Greens and civil rights activists bring Big Coal to its knees in Mississippi
Coal continues losing at life, this time in Mississippi where environmental and civil rights activists have forced utility giant Southern Company to significantly scale back its plans for expanding fossil-fuel energy plant production across the Delta region. Advocates from the Sierra Club have negotiated a remarkable deal on behalf of residents who’ve lived too long with coal pollution. Southern has agreed to:
- cease coal burning operations at two of its Mississippi locations by next March;
- end its opposition to net-metering policies so that residents and businesses can more easily access solar power;
- invest $15 million into energy efficiency programs for low-income communities;
- strengthen flood protections for water retention ponds near the coal mines that feed the plants to prevent toxic pollution from contaminating groundwater and local waterways;
- provide $2 million to protect habitat for the critically endangered Mississippi gopher frog (the preserve will be named for Gulf Coast activist Linda St. Martin who passed away in May);
- and minimize mining operation impacts on local traffic.
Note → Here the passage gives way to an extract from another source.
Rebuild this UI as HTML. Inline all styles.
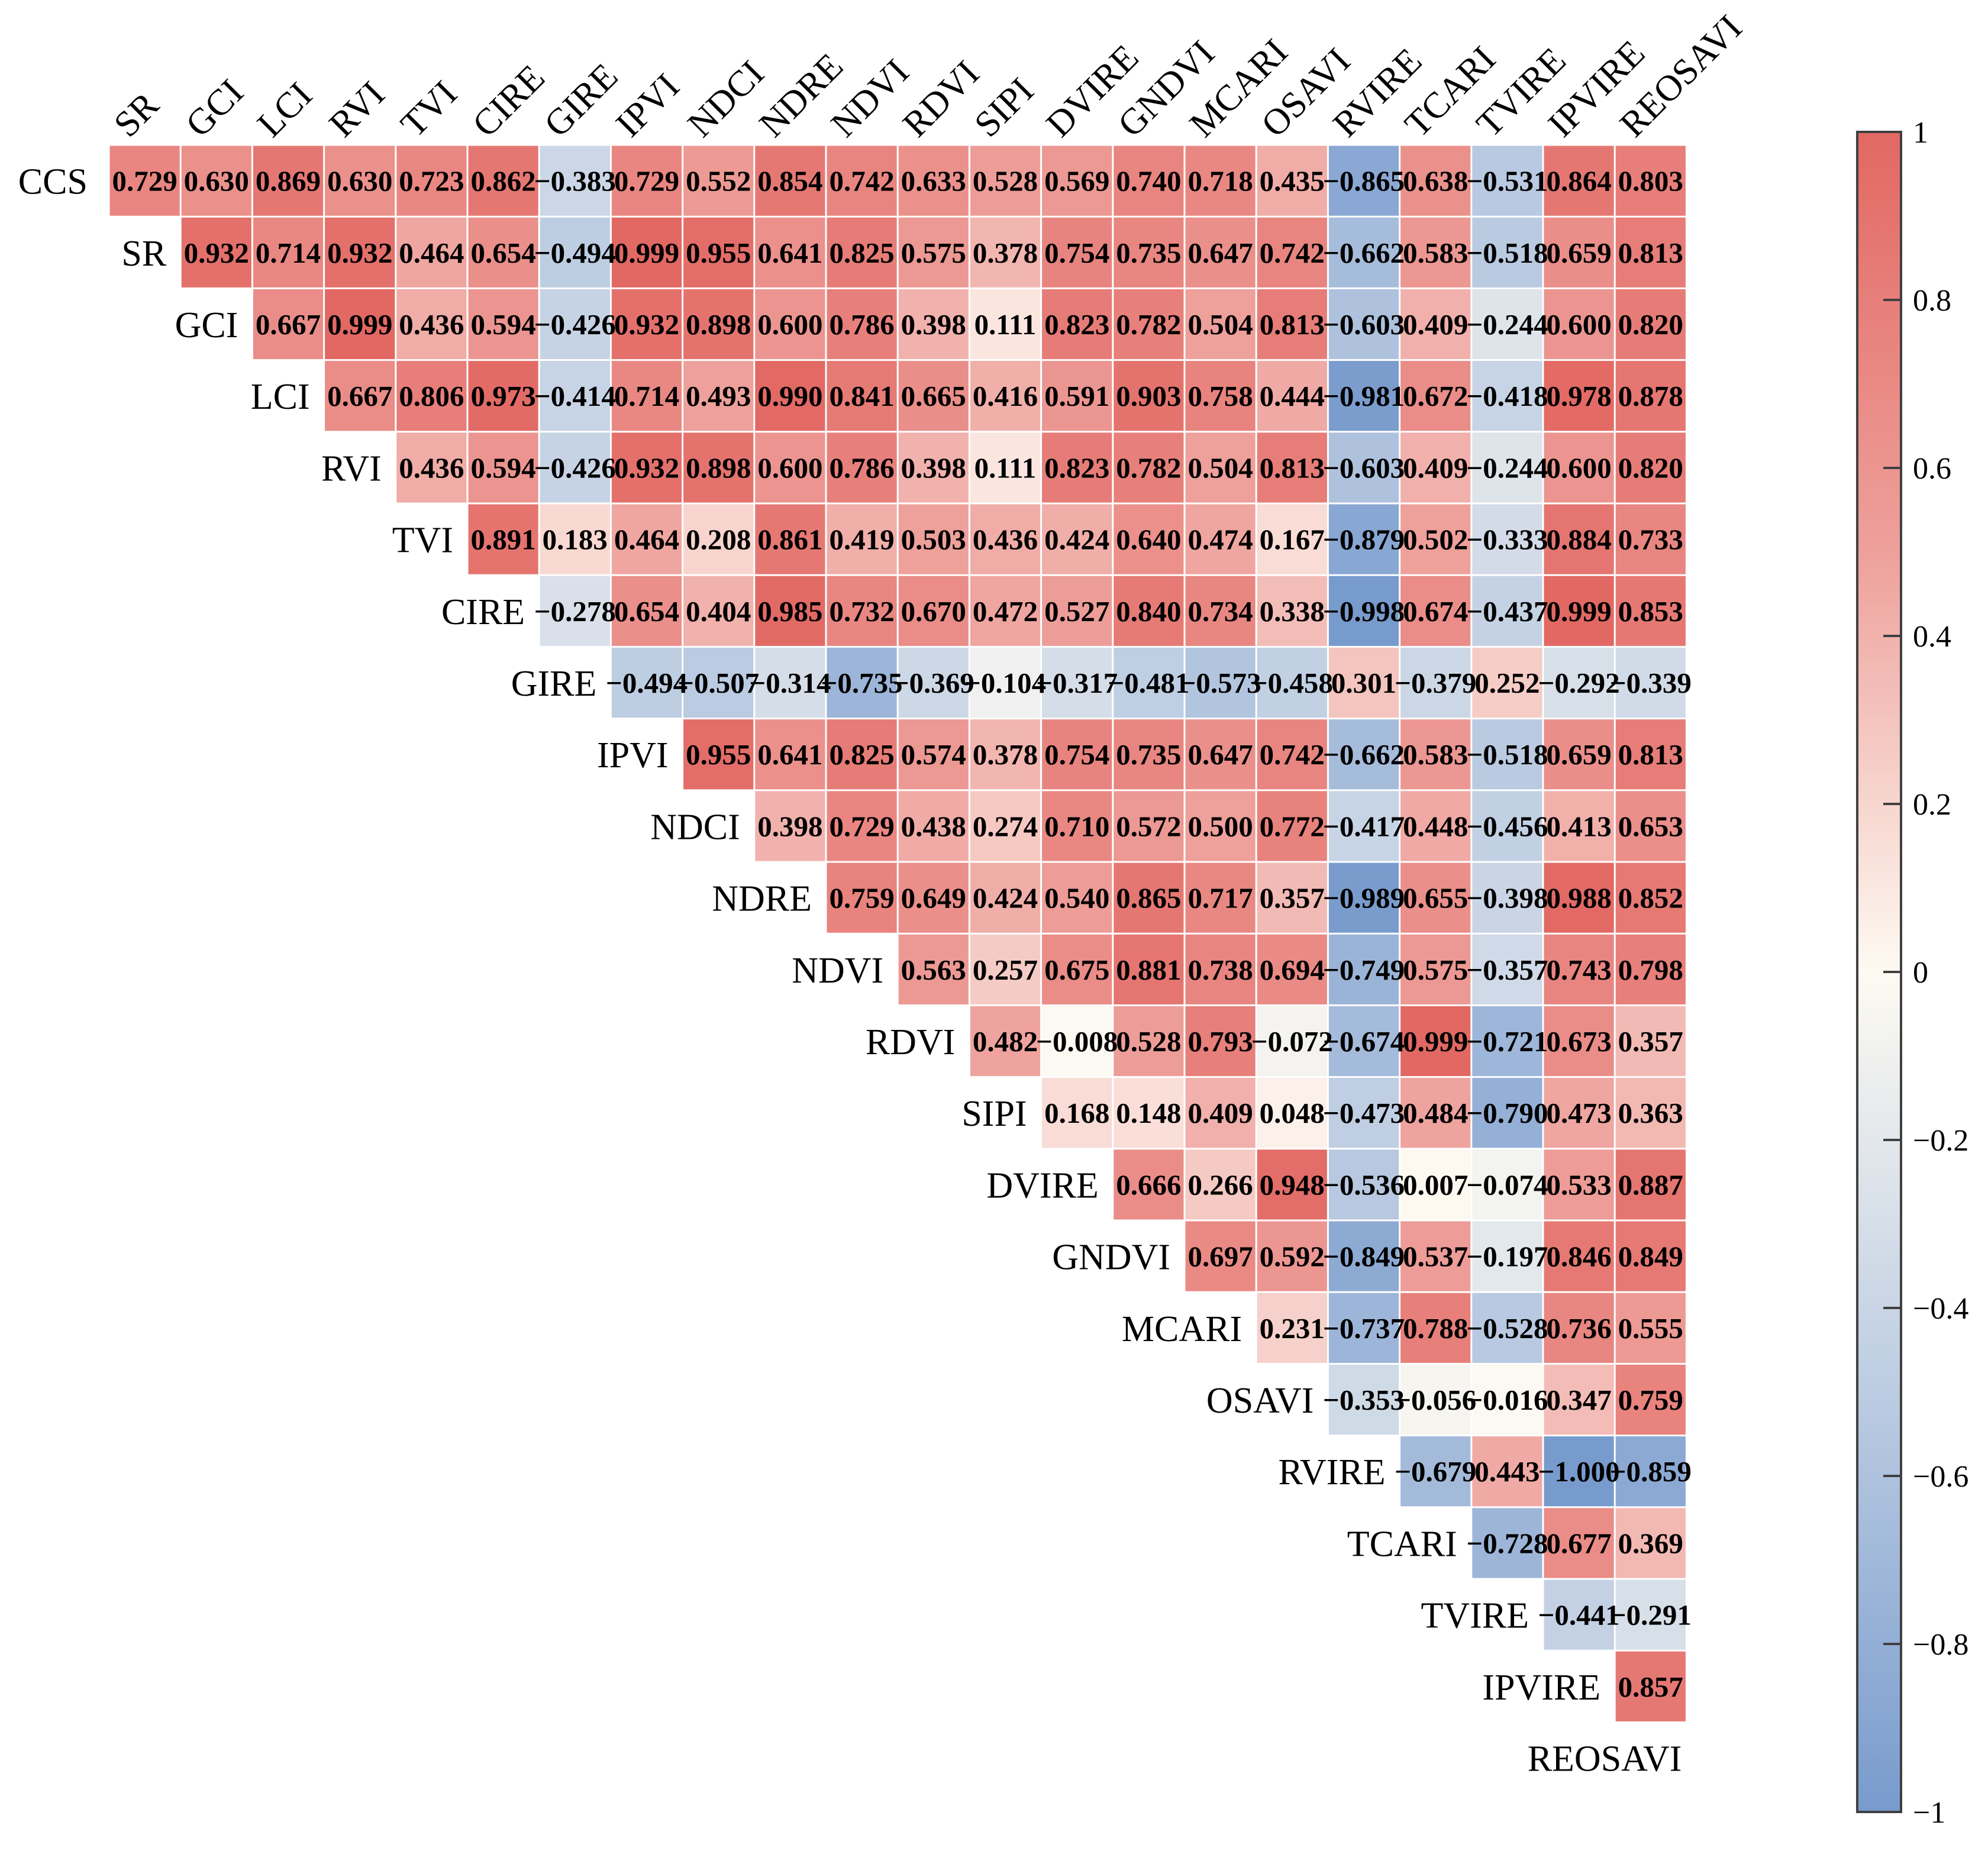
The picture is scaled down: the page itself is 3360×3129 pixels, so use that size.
<!DOCTYPE html>
<html><head><meta charset="utf-8"><style>
html,body{margin:0;padding:0;background:#fff;}
svg{display:block;}
text{font-family:"Liberation Serif","Times New Roman",serif;}
</style></head><body>
<svg id="chart" width="3360" height="3129" viewBox="0 0 3360 3129" xmlns="http://www.w3.org/2000/svg">
<defs>
<linearGradient id="cbgrad" x1="0" y1="0" x2="0" y2="1">
<stop offset="0" stop-color="rgb(226,104,99)"/>
<stop offset="0.25" stop-color="rgb(238,160,155)"/>
<stop offset="0.5" stop-color="rgb(253,250,242)"/>
<stop offset="0.75" stop-color="rgb(188,204,226)"/>
<stop offset="1" stop-color="rgb(120,155,205)"/>
</linearGradient>
</defs>
<g id="cells"></g>
<g id="values"></g>
<g id="labels"></g>
<g id="colorbar"></g>
</svg>
<script>
const rowLabels = ["CCS","SR","GCI","LCI","RVI","TVI","CIRE","GIRE","IPVI","NDCI","NDRE","NDVI","RDVI","SIPI","DVIRE","GNDVI","MCARI","OSAVI","RVIRE","TCARI","TVIRE","IPVIRE"];
const colLabels = ["SR","GCI","LCI","RVI","TVI","CIRE","GIRE","IPVI","NDCI","NDRE","NDVI","RDVI","SIPI","DVIRE","GNDVI","MCARI","OSAVI","RVIRE","TCARI","TVIRE","IPVIRE","REOSAVI"];
const rowCCS = [0.729,0.630,0.869,0.630,0.723,0.862,-0.383,0.729,0.552,0.854,0.742,0.633,0.528,0.569,0.740,0.718,0.435,-0.865,0.638,-0.531,0.864,0.803];
const rowSR = [0.932,0.714,0.932,0.464,0.654,-0.494,0.999,0.955,0.641,0.825,0.575,0.378,0.754,0.735,0.647,0.742,-0.662,0.583,-0.518,0.659,0.813];
const rowGCI = [0.667,0.999,0.436,0.594,-0.426,0.932,0.898,0.600,0.786,0.398,0.111,0.823,0.782,0.504,0.813,-0.603,0.409,-0.244,0.600,0.820];
const rowLCI = [0.667,0.806,0.973,-0.414,0.714,0.493,0.990,0.841,0.665,0.416,0.591,0.903,0.758,0.444,-0.981,0.672,-0.418,0.978,0.878];
const rowRVI = [0.436,0.594,-0.426,0.932,0.898,0.600,0.786,0.398,0.111,0.823,0.782,0.504,0.813,-0.603,0.409,-0.244,0.600,0.820];
const rowTVI = [0.891,0.183,0.464,0.208,0.861,0.419,0.503,0.436,0.424,0.640,0.474,0.167,-0.879,0.502,-0.333,0.884,0.733];
const rowCIRE = [-0.278,0.654,0.404,0.985,0.732,0.670,0.472,0.527,0.840,0.734,0.338,-0.998,0.674,-0.437,0.999,0.853];
const rowGIRE = [-0.494,-0.507,-0.314,-0.735,-0.369,-0.104,-0.317,-0.481,-0.573,-0.458,0.301,-0.379,0.252,-0.292,-0.339];
const rowIPVI = [0.955,0.641,0.825,0.574,0.378,0.754,0.735,0.647,0.742,-0.662,0.583,-0.518,0.659,0.813];
const rowNDCI = [0.398,0.729,0.438,0.274,0.710,0.572,0.500,0.772,-0.417,0.448,-0.456,0.413,0.653];
const rowNDRE = [0.759,0.649,0.424,0.540,0.865,0.717,0.357,-0.989,0.655,-0.398,0.988,0.852];
const rowNDVI = [0.563,0.257,0.675,0.881,0.738,0.694,-0.749,0.575,-0.357,0.743,0.798];
const rowRDVI = [0.482,-0.008,0.528,0.793,-0.072,-0.674,0.999,-0.721,0.673,0.357];
const rowSIPI = [0.168,0.148,0.409,0.048,-0.473,0.484,-0.790,0.473,0.363];
const rowDVIRE = [0.666,0.266,0.948,-0.536,0.007,-0.074,0.533,0.887];
const rowGNDVI = [0.697,0.592,-0.849,0.537,-0.197,0.846,0.849];
const rowMCARI = [0.231,-0.737,0.788,-0.528,0.736,0.555];
const rowOSAVI = [-0.353,-0.056,-0.016,0.347,0.759];
const rowRVIRE = [-0.679,0.443,-1.000,-0.859];
const rowTCARI = [-0.728,0.677,0.369];
const rowTVIRE = [-0.441,-0.291];
const rowIPVIRE = [0.857];
const rows = [rowCCS,rowSR,rowGCI,rowLCI,rowRVI,rowTVI,rowCIRE,rowGIRE,rowIPVI,rowNDCI,rowNDRE,rowNDVI,rowRDVI,rowSIPI,rowDVIRE,rowGNDVI,rowMCARI,rowOSAVI,rowRVIRE,rowTCARI,rowTVIRE,rowIPVIRE];
const cbTicks = [1,0.8,0.6,0.4,0.2,0,-0.2,-0.4,-0.6,-0.8,-1];

const NS = "http://www.w3.org/2000/svg";
const X0 = 184, Y0 = 245, P = 121.2, G = 3;
const xPos = c => X0 + c * P;
const yPos = r => Y0 + r * P;
const CB_TOP = 223, CB_BOT = 3063, CB_L = 3139, CB_R = 3213;
const cbY = v => CB_TOP + (1 - v) / 2 * (CB_BOT - CB_TOP);

const stops = [[1,[226,104,99]],[0.5,[238,160,155]],[0,[253,250,242]],[-0.5,[188,204,226]],[-1,[120,155,205]]];
function color(v){
  for(let i=0;i<stops.length-1;i++){
    const [a,ca]=stops[i],[b,cb]=stops[i+1];
    if(v<=a && v>=b){
      const t=(a-v)/(a-b);
      const c=ca.map((x,k)=>Math.round(x+(cb[k]-x)*t));
      return `rgb(${c[0]},${c[1]},${c[2]})`;
    }
  }
  return v>1?"rgb(226,104,99)":"rgb(120,155,205)";
}
function mk(tag, attrs, parent){
  const e=document.createElementNS(NS,tag);
  for(const k in attrs) e.setAttribute(k,attrs[k]);
  parent.appendChild(e); return e;
}
const fmt = v => (v<0?"\u2212":"") + Math.abs(v).toFixed(3);

const cellsG=document.getElementById('cells');
const valG=document.getElementById('values');
const labG=document.getElementById('labels');
rows.forEach((vals,r)=>{
  vals.forEach((v,k)=>{
    const c = r + k;
    const rect=mk('rect',{x:xPos(c)+G/2,y:yPos(r)+G/2,width:P-G,height:P-G,fill:color(v)},cellsG);
    
    
    const t=mk('text',{x:xPos(c)+P/2,y:yPos(r)+P/2+17,'text-anchor':'middle','font-size':49,'font-weight':'bold',fill:'#000'},valG);
    t.textContent=fmt(v);
    
    
  });
  const lab=mk('text',{x:xPos(r)-(r===0?36:24),y:yPos(r)+P/2+22,'text-anchor':'end','font-size':62,fill:'#000'},labG);
  lab.textContent=rowLabels[r];
  
  
});
colLabels.forEach((name,c)=>{
  const x=xPos(c)+34, y=Y0-10;
  const t=mk('text',{x:x,y:y,'font-size':62,fill:'#000',transform:`rotate(-45 ${x} ${y})`},labG);
  t.textContent=name;
  
  
});
const last=mk('text',{x:xPos(22)-8,y:yPos(22)+82,'text-anchor':'end','font-size':62,fill:'#000'},labG);
last.textContent="REOSAVI";



const cbG=document.getElementById('colorbar');
const bar=mk('rect',{x:CB_L,y:CB_TOP,width:CB_R-CB_L,height:CB_BOT-CB_TOP,fill:'url(#cbgrad)',stroke:'#404040','stroke-width':4},cbG);


cbTicks.forEach(v=>{
  const y=cbY(v);
  const tk=mk('line',{x1:CB_R-30,x2:CB_R,y1:y,y2:y,stroke:'#404040','stroke-width':4},cbG);
  
  
  const t=mk('text',{x:CB_R+20,y:y+18,'font-size':52,fill:'#000'},cbG);
  t.textContent=(v<0?"\u2212":"")+String(Math.abs(v));
  
  
});
</script>
</body></html>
This is a big freaking deal not only for the residents, but for the environmental justice coalition that forged this treaty. The NAACP’s climate justice director, Jacqui Patterson, explains:
They said it couldn’t be done. In a state which has one of the highest ratio of electricity bills over average income; In a region where fossil fuel giant Southern Company wields an economic and political stronghold; In a state where voter disenfranchisement is so rife that, though the population is 48% African American, the Public Service Commission which is the steward of energy policies related to utilities, has never had a black commissioner; In a region where much of the energy/climate related funders consider it to be a lost cause because they consider the Southeast, with the exception of Florida and North Carolina, to be a political dead zone for any hope of progressive energy policy; and in a state where years of efforts by the environmental community was faced with crushing opposition that has stunted and progress on energy efficiency or clean energy policy.
Patterson and I recently wrote about the importance of public utility/service commissions in the clean energy and equitable energy policies.
The agreement grows out of a lawsuit challenging the construction permits for a plant the company is building on the easternmost border of Mississippi, slated to be the first large-scale “clean coal” plant in the nation. The Sierra Club agreed to drop its lawsuit in exchange for the concessions above.
The Kemper plant will convert a soft coal product called lignite into gas for energy, stripping out carbon dioxide and other hazardous chemicals in the process and pumping them underground throughout Mississippi.
A message from The Wilderness Society:
The Senate is voting on a bill this week that would allow drilling in the Arctic Refuge. Help stop it!
In April, Bloomberg news called the Kemper gasification experiment the last “best hope” for coal, given new climate change regulations imposed by the Environmental Protection Agency are pushing the pollution-intense coal industry to clean up or close up shop. It’s not looking good so far.
Originally supposed to cost roughly $2.5 billion to get up and running, the costs have now run well past $5 billion — much of that funding from U.S. Department of Energy. Many environmentalists don’t trust that the carbon captured and sequestered underground will stay underground, and are concerned about how hazardous elements will affect groundwater and soil.
Bloomberg points to a carbon dioxide blowout in 2011, in an oil field right near where the Kemper plant wants to pump its gas into the ground. “There is no such thing as carbon-dioxide sequestration in an oil field,” oil worker Thomas A. Blanton told the news service. “It’s a myth.”
To make matters worse, the Kemper plant is being built near a juvenile detention facility in Meridian, Miss., that has been the poster-child of the “school-to-prison pipeline” crisis, which the Department of Justice and civil rights groups are working to dismantle right now. If the mostly poor and black kids shipped to that juvy hall thought they had problems before, wait ’til they have live with the big coal experiment next door.
While that “clean coal” drama plays out, environmental justice advocates are celebrating the fact that less coal will be burned at Southern’s other plants, which the Sierra Club says will lead to “huge overall reductions in air pollution that will lead to fewer asthma attacks in children, fewer emergency room visits and improved quality of life for hundreds of thousands of people.”
“This victory is important not only for those of us living within a 30-mile radius of [the coal plants], but for the people of Mississippi,” said Kathy Egland, a member of the Gulfport NAACP, “and in the aggregate, ultimately has implications for our entire global ecosystem.”
Correction: This story originally said that the Sierra Club was working with the Mississippi NAACP state conference. We also mistakenly said that the Sierra Club had dropped its opposition to the clean coal plant. It only dropped its legal and regulatory challenges to the plant permits.